I do expect loyalty from a professional platform because we use this software to run our businesses, and have invested in the platform for 10 years. And yes, releasing the software in its current state with no communication or road map has caused great disturbance in our market. The FAQ this morning is a start, though it smells of damage control.
[Chris Kenny] “Again, this is extremely reminiscent of early OS X criticism. OS X also got bashed for having a UI that was supposedly oversimplified.”
Yes OSX was bare in it’s first incarnation, but an OS will always become robust over time, it mandatory by function as the hub for interacting with the system and delegating processes.
There is no mandate for FCPX to return to the functionality of legacy FCP. It is at the discretion of the maker. Apple could be content with an entirely different type, and broader base, of user. Additionally, a point already well hammered, Apple also allowed OS9 support for years afterwards, and held our hand with Rosetta. FCS3 was pulled last Tuesday and our 600 former projects are obsolete in the new platform.
JONATHAN DORTCH
BLACK WOLF CREATIVE -
Chris Kenny
June 29, 2011 at 4:34 pm[Jonathan Dortch] “You’re comparing a professional software platform to a phone?”
I’m looking at the realities of software development by comparing one software project an other software project.
[Jonathan Dortch] “And wasn’t MMS disabled as an appeasement to the AT&T for their already nervous bandwidth concerns? That’s the rumor I heard anyway.
“MMS isn’t all that bandwidth-intensive. Less so than e-mail, really, because it sends much lower quality media than you can attach to e-mail.
Anyway, there were probably a dozen missing features in the first version of iOS that conventional wisdom said were absolutely necessary, and that almost any other company would have waited to implement before shipping. Apple is very aggressive about shipping initial releases as soon as they have a minimum viable feature set, and as a consequence I don’t think it’s safe to predict their long-term market goals from their initial releases.

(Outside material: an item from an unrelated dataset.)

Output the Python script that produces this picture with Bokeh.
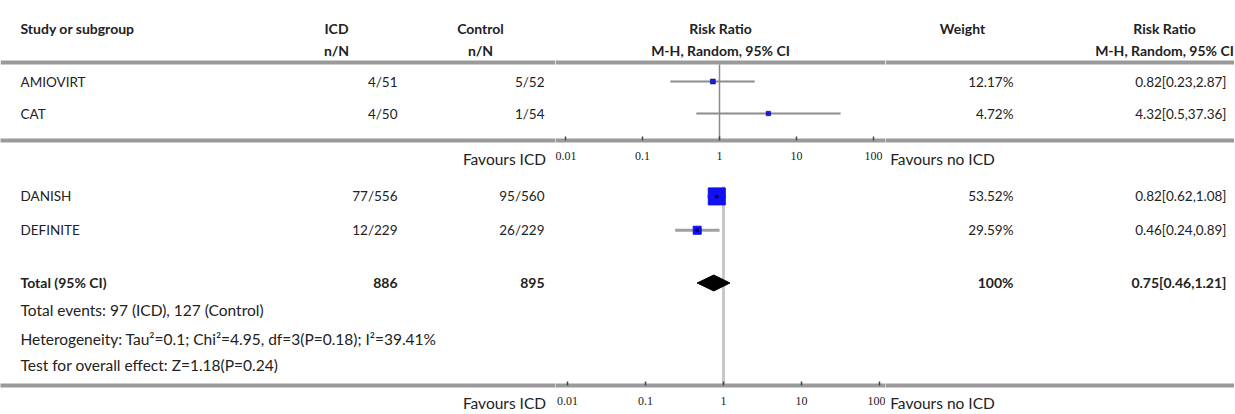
from bokeh.plotting import figure
from bokeh.models import Range1d, LogScale, LogAxis, LinearAxis, FixedTicker, ColumnDataSource
from bokeh.layouts import column, row
from bokeh.embed import file_html
from bokeh.resources import INLINE
from bokeh.core.properties import value

# ---------------- data ----------------
studies = ["AMIOVIRT", "CAT", "DANISH", "DEFINITE"]
icd_events = [4, 4, 77, 12]
icd_total = [51, 50, 556, 229]
ctl_events = [5, 1, 95, 26]
ctl_total = [52, 54, 560, 229]
rr = [0.82, 4.32, 0.82, 0.46]
rr_lo = [0.23, 0.5, 0.62, 0.24]
rr_hi = [2.87, 37.36, 1.08, 0.89]
weights = [12.17, 4.72, 53.52, 29.59]

total_icd_n = 886
total_ctl_n = 895
total_rr = 0.75
total_lo = 0.46
total_hi = 1.21
total_weight = 100
total_events_icd = 97
total_events_ctl = 127
tau2, chi2, dfree, p_het, i2 = 0.1, 4.95, 3, 0.18, 39.41
z_val, p_z = 1.18, 0.24

tick_values = [0.01, 0.1, 1, 10, 100]
tick_labels = ["0.01", "0.1", "1", "10", "100"]
favours_left = "Favours ICD"
favours_right = "Favours no ICD"

# ---------------- layout / style ----------------
FONT = "Lato"
TXT = "#222222"
LINE = "#9a9a9a"
B_LEFT, B_MID, B_RIGHT = 555, 885, 1234          # column-block borders (px)
X_NAME, X_ICD, X_CTL, X_RR, X_W, X_RRT = 20, 397, 544, 720, 1013, 1226
FAV_L_CENTER, FAV_R_CENTER = 504, 942
ROW_SIZE, FOOT_SIZE, HEAD_SIZE = "13.5px", "15.5px", "14px"
marker_px = [5, 4.5, 17, 8]


def rr_text(a, b, c):
    return f"{a:g}[{b:g},{c:g}]"


def style_axis(ax, standoff, font, size):
    ax.axis_line_color = LINE
    ax.axis_line_width = 4
    ax.minor_tick_line_color = None
    ax.major_label_text_font = font
    ax.major_label_text_font_size = size
    ax.major_label_text_color = TXT
    ax.major_label_standoff = standoff


def base_fig(x0, x1, y_top, y_axis, height):
    p = figure(width=x1 - x0, height=height,
               x_range=Range1d(x0, x1), y_range=Range1d(y_axis, y_top),
               x_axis_location=None, y_axis_location=None,
               toolbar_location=None, output_backend="svg",
               min_border_left=0, min_border_right=0, min_border_top=0,
               min_border_bottom=height - (y_axis - y_top), outline_line_color=None,
               background_fill_color="white", border_fill_color="white")
    p.grid.visible = False
    return p


def side_fig(x0, x1, y_top, y_axis, height, fav_x, fav_text, standoff):
    p = base_fig(x0, x1, y_top, y_axis, height)
    ax = LinearAxis(ticker=FixedTicker(ticks=[fav_x]), major_label_overrides={fav_x: fav_text})
    style_axis(ax, standoff, FONT, FOOT_SIZE)
    ax.major_tick_line_color = None
    p.add_layout(ax, "below")
    return p


def mid_fig(y_top, y_axis, height, one_px, decade, standoff):
    p = base_fig(B_LEFT, B_MID, y_top, y_axis, height)
    p.extra_x_ranges = {"rr": Range1d(10 ** ((B_LEFT - one_px) / decade),
                                      10 ** ((B_MID - one_px) / decade))}
    p.extra_x_scales = {"rr": LogScale()}
    ax = LogAxis(x_range_name="rr", ticker=FixedTicker(ticks=tick_values),
                 major_label_overrides=dict(zip(tick_values, tick_labels)))
    style_axis(ax, standoff, "Liberation Serif", "12px")
    ax.major_tick_in = 4
    ax.major_tick_out = 0
    ax.major_tick_line_color = "#444444"
    ax.major_tick_line_width = 1.5
    p.add_layout(ax, "below")
    return p


def txt(p, xs, ys, texts, align="left", bold=False, size=ROW_SIZE):
    src = ColumnDataSource(dict(x=xs, y=ys, t=texts))
    p.text(x="x", y="y", text="t", source=src, text_align=align,
           text_baseline="middle", text_font=value(FONT), text_font_size=size,
           text_font_style="bold" if bold else "normal", text_color=TXT)


def hline(p, x0, x1, y):
    p.segment(x0=[x0], x1=[x1], y0=[y], y1=[y], line_color=LINE, line_width=4)


# ============ top section (screen y 0..175) ============
top_rows_y = [81, 113]
Y_HEAD1, Y_HEAD2, Y_HLINE, Y_AX1, H1 = 28, 50, 62, 140, 175
tl = side_fig(0, B_LEFT, 0, Y_AX1, H1, FAV_L_CENTER, favours_left, 3)
tm = mid_fig(0, Y_AX1, H1, 719, 77, 11)
tr = side_fig(B_MID, B_RIGHT, 0, Y_AX1, H1, FAV_R_CENTER, favours_right, 3)

for p, a, b in ((tl, 0, B_LEFT), (tm, B_LEFT, B_MID), (tr, B_MID, B_RIGHT)):
    hline(p, a, b, Y_HLINE)

# headers
txt(tl, [X_NAME], [Y_HEAD1], ["Study or subgroup"], bold=True, size=HEAD_SIZE)
txt(tl, [336, 480], [Y_HEAD1] * 2, ["ICD", "Control"], align="center", bold=True, size=HEAD_SIZE)
txt(tl, [336, 480], [Y_HEAD2] * 2, ["n/N", "n/N"], align="center", bold=True, size=HEAD_SIZE)
txt(tm, [X_RR, X_RR], [Y_HEAD1, Y_HEAD2], ["Risk Ratio", "M-H, Random, 95% CI"],
    align="center", bold=True, size=HEAD_SIZE)
txt(tr, [962, 1164], [Y_HEAD1] * 2, ["Weight", "Risk Ratio"], align="center", bold=True, size=HEAD_SIZE)
txt(tr, [1164], [Y_HEAD2], ["M-H, Random, 95% CI"], align="center", bold=True, size=HEAD_SIZE)

idx = [0, 1]
txt(tl, [X_NAME] * 2, top_rows_y, [studies[i] for i in idx])
txt(tl, [X_ICD] * 2, top_rows_y, [f"{icd_events[i]}/{icd_total[i]}" for i in idx], align="right")
txt(tl, [X_CTL] * 2, top_rows_y, [f"{ctl_events[i]}/{ctl_total[i]}" for i in idx], align="right")
txt(tr, [X_W] * 2, top_rows_y, [f"{weights[i]:.2f}%" for i in idx], align="right")
txt(tr, [X_RRT] * 2, top_rows_y, [rr_text(rr[i], rr_lo[i], rr_hi[i]) for i in idx], align="right")

tm.segment(x0=[1], x1=[1], y0=[64], y1=[Y_AX1], x_range_name="rr", line_color="#8a8a8a", line_width=1.5)
tm.segment(x0=[rr_lo[i] for i in idx], x1=[rr_hi[i] for i in idx], y0=top_rows_y, y1=top_rows_y,
           x_range_name="rr", line_color="#8c8c8c", line_width=2)
tm.scatter(x=[rr[i] for i in idx], y=top_rows_y, size=[marker_px[i] for i in idx], marker="square",
           fill_color="#1a1ad8", line_color="#000080", line_width=0.5, x_range_name="rr")

# ============ bottom section (screen y 175..414) ============
bot_rows_y = [196, 230]
Y_TOTAL, Y_AX2, BOT_END = 283, 386, 414
H2 = BOT_END - H1
bl = side_fig(0, B_LEFT, H1, Y_AX2, H2, FAV_L_CENTER, favours_left, 2)
bm = mid_fig(H1, Y_AX2, H2, 723, 78, 11)
br = side_fig(B_MID, B_RIGHT, H1, Y_AX2, H2, FAV_R_CENTER, favours_right, 2)

idx = [2, 3]
txt(bl, [X_NAME] * 2, bot_rows_y, [studies[i] for i in idx])
txt(bl, [X_ICD] * 2, bot_rows_y, [f"{icd_events[i]}/{icd_total[i]}" for i in idx], align="right")
txt(bl, [X_CTL] * 2, bot_rows_y, [f"{ctl_events[i]}/{ctl_total[i]}" for i in idx], align="right")
txt(br, [X_W] * 2, bot_rows_y, [f"{weights[i]:.2f}%" for i in idx], align="right")
txt(br, [X_RRT] * 2, bot_rows_y, [rr_text(rr[i], rr_lo[i], rr_hi[i]) for i in idx], align="right")

# total row
txt(bl, [X_NAME], [Y_TOTAL], ["Total (95% CI)"], bold=True, size=HEAD_SIZE)
txt(bl, [X_ICD, X_CTL], [Y_TOTAL] * 2, [str(total_icd_n), str(total_ctl_n)],
    align="right", bold=True, size=HEAD_SIZE)
txt(br, [X_W, X_RRT], [Y_TOTAL] * 2, [f"{total_weight}%", rr_text(total_rr, total_lo, total_hi)],
    align="right", bold=True, size=HEAD_SIZE)

# footer
txt(bl, [X_NAME] * 3, [310, 339, 365],
    [f"Total events: {total_events_icd} (ICD), {total_events_ctl} (Control)",
     f"Heterogeneity: Tau\u00b2={tau2:g}; Chi\u00b2={chi2:g}, df={dfree}(P={p_het:g}); I\u00b2={i2:g}%",
     f"Test for overall effect: Z={z_val:g}(P={p_z:g})"], size=FOOT_SIZE)

bm.segment(x0=[1], x1=[1], y0=[186], y1=[Y_AX2], x_range_name="rr", line_color="#c8c8c8", line_width=3)
bm.segment(x0=[rr_lo[i] for i in idx], x1=[rr_hi[i] for i in idx], y0=bot_rows_y, y1=bot_rows_y,
           x_range_name="rr", line_color="#a0a0a0", line_width=3)
bm.scatter(x=[rr[i] for i in idx], y=bot_rows_y, size=[marker_px[i] for i in idx], marker="square",
           fill_color="#1010f0", line_color="#1010f0", x_range_name="rr")
bm.scatter(x=[rr[i] for i in idx], y=bot_rows_y, size=4, marker="circle",
           fill_color="#000070", line_color=None, x_range_name="rr")
bm.patch(x=[total_lo, total_rr, total_hi, total_rr], y=[Y_TOTAL, Y_TOTAL - 8, Y_TOTAL, Y_TOTAL + 8],
         fill_color="black", line_color="black", x_range_name="rr")

layout = column(row(tl, tm, tr, spacing=0), row(bl, bm, br, spacing=0), spacing=0)
open("out.html", "w").write(file_html(layout, INLINE))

I mean, we’ve seen this already with FCP X, with people reading the fact that FCP X was an ‘island’ (in terms of providing access to sequence data to third-parties) as an indication that it was an exclusively consumer app, when it’s now clear from Apple’s timeline for releasing such support (“the next few weeks”) that they have been working on this and always intended to offer it.
[Jonathan Dortch] “I do expect loyalty from a professional platform because we use this software to run our businesses, and have invested in the platform for 10 years.”
We’re not talking about material loyalty here, though, only loyalty signals.
[Jonathan Dortch] “And yes, releasing the software in its current state with no communication or road map has caused great disturbance in our market.”
I entirely agree that Apple has not communicated effectively here.
[Jonathan Dortch] “Yes OSX was bare in it’s first incarnation, but an OS will always become robust over time, it mandatory by function as the hub for interacting with the system and delegating processes.”
There’s actually a bunch of hysteria in some circles that OS X will lose many of its advanced functions and merge with iOS….
[Jonathan Dortch] “There is no mandate for FCPX to return to the functionality of legacy FCP. It is at the discretion of the maker. Apple could be content with an entirely different type, and broader base, of user.”
The truth is, in terms of code size, the critical unique features that only pros require are not that complicated. XML export is simple compared with, say, the new rendering engine. It makes little market sense for Apple not to add the features this market requires, given the scope of the work.